The Asian Delta Kite is ancient, but lacked the turbulence-compliant wing spars of the modern delta kite perfected along the Texas-Mexico border (Pharr, TX; where Gayla Kite was founded, just five miles from my mother's hometown, Edinburg, TX, where the HG/PG World Record Encampment occurs). The Tex-Mex delta kite is now the dominant toy kite design worldwide. These cheap wings perform so well, they fly almost as well as expensive professional UL (ultra-light wind) kites. The AWES Forum has long explored delta kite dynamics, and conjectured about their vortex-lift capability. Lately we reviewed LEV (leading-edge-vortex) lift of biological wings (insects, birds, bats, seeds), and the low-Re regime confirms that vortex-lift is one of the delta kite's secrets.

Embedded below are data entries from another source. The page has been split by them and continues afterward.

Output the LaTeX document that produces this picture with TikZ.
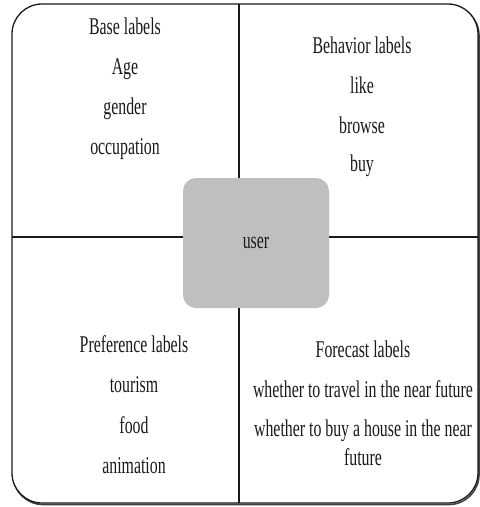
\documentclass[tikz,border=0pt]{standalone}
\usepackage{fontspec}
\setmainfont{Liberation Serif}[FakeStretch=0.66]
\definecolor{boxgray}{HTML}{BFBFBF}
\definecolor{ink}{HTML}{1A1A1A}
\begin{document}
\begin{tikzpicture}[x=1pt,y=-1pt,
  lbl/.style={anchor=base,inner sep=0pt,font=\fontsize{24}{29}\selectfont,text=ink},
  rule/.style={line width=1.5pt,draw=ink},
  framebox/.style={rounded corners=30pt,minimum width=466pt,minimum height=499pt,inner sep=0pt}]
\useasboundingbox (0,0) rectangle (480,507);
% frame with slight shadow
\node[framebox,draw=black!75,line width=1.6pt] (shadow) at (246,255) {};
\node[framebox,draw=ink,fill=white,line width=1.3pt] (frame) at (245,253.5) {};
% centre box
\node[fill=boxgray,rounded corners=13pt,minimum width=146pt,minimum height=130pt,inner sep=0pt,
      font=\fontsize{24}{29}\selectfont,text=ink] (user) at (256,243) {user};
% dividing lines
\coordinate (vt) at (239,4);
\coordinate (vb) at (239,503);
\coordinate (hl) at (12,237);
\coordinate (hr) at (478,237);
\draw[rule] (vt) -- (vt |- user.north);
\draw[rule] (vb) -- (vb |- user.south);
\draw[rule] (hl) -- (hl -| user.west);
\draw[rule] (hr) -- (hr -| user.east);
% top-left
\node[lbl] (base) at (125,34) {Base labels};
\node[lbl] (age) at (125,74) {Age};
\node[lbl] (gender) at (125,114) {gender};
\node[lbl] (occ) at (125,154) {occupation};
% top-right
\node[lbl] (beh) at (362,53) {Behavior labels};
\node[lbl] (like) at (362,93) {like};
\node[lbl] (browse) at (362,133) {browse};
\node[lbl] (buy) at (362,171) {buy};
% bottom-left
\node[lbl] (pref) at (134,352) {Preference labels};
\node[lbl] (tour) at (134,392) {tourism};
\node[lbl] (food) at (134,433) {food};
\node[lbl] (anim) at (134,473) {animation};
% bottom-right
\node[lbl] (fore) at (363,357) {Forecast labels};
\node[lbl] (travel) at (363,397) {whether to travel in the near future};
\node[lbl] (house) at (363,436) {whether to buy a house in the near};
\node[lbl] (fut) at (363,465) {future};
\end{tikzpicture}
\end{document}
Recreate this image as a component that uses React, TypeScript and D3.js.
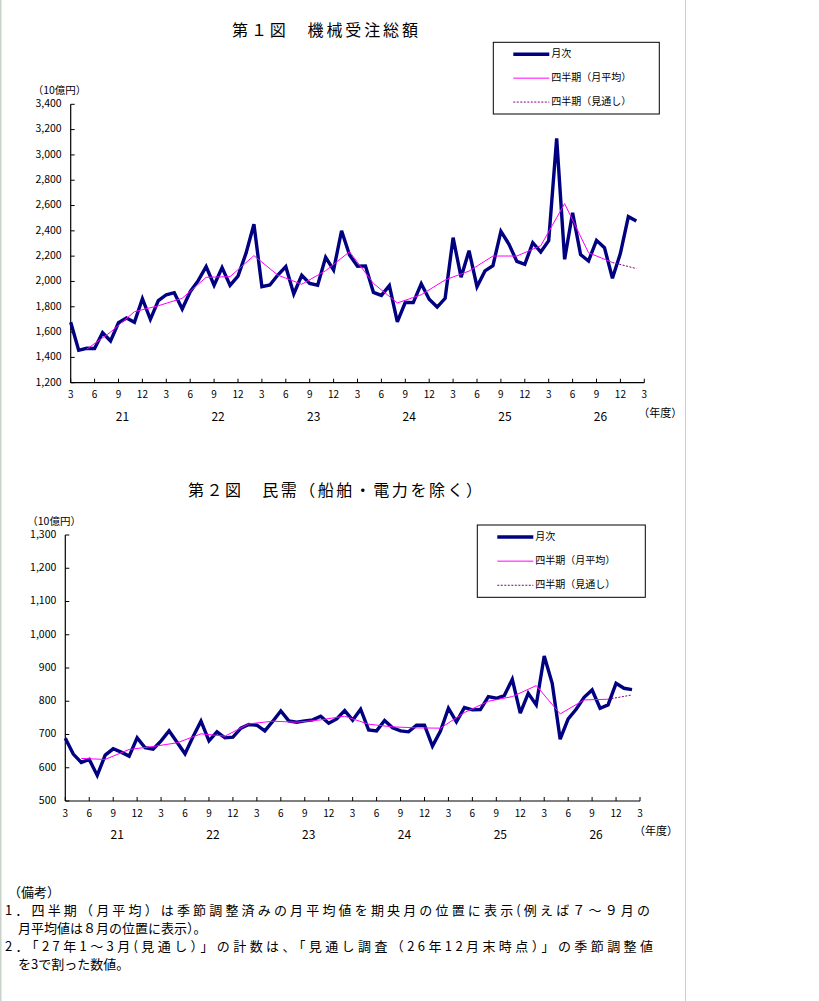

I have been flying SS (single-skin) power kites almost every day in recent weeks, alternating between the delta planform NPWs and new oval planform Peter Lynn Uniq SS kites. The surprise conclusion is that the NPW is comparable or superior in performance to the Uniq, which apparently needs more time to evolve beyond NPW performance. The Uniq is a flatter thinner wing, so how is the NPW keeping up? The answer must be, in part, delta-wing vortex-lift. The NPW is itself evolving flatter and thinner and wider, and we may soon see a full synthesis of NPW and Uniq design; a very flat thin delta soft-kite planform.

Here is Wikipedia on Delta-Wing Vortex Lift, which is increasingly well understood and closely related to rapidly advancing LEV theory. It seems kite vortex lift will scale up, since constant wind-field velocity corresponds to lowered dimensionless velocity as kites are made bigger.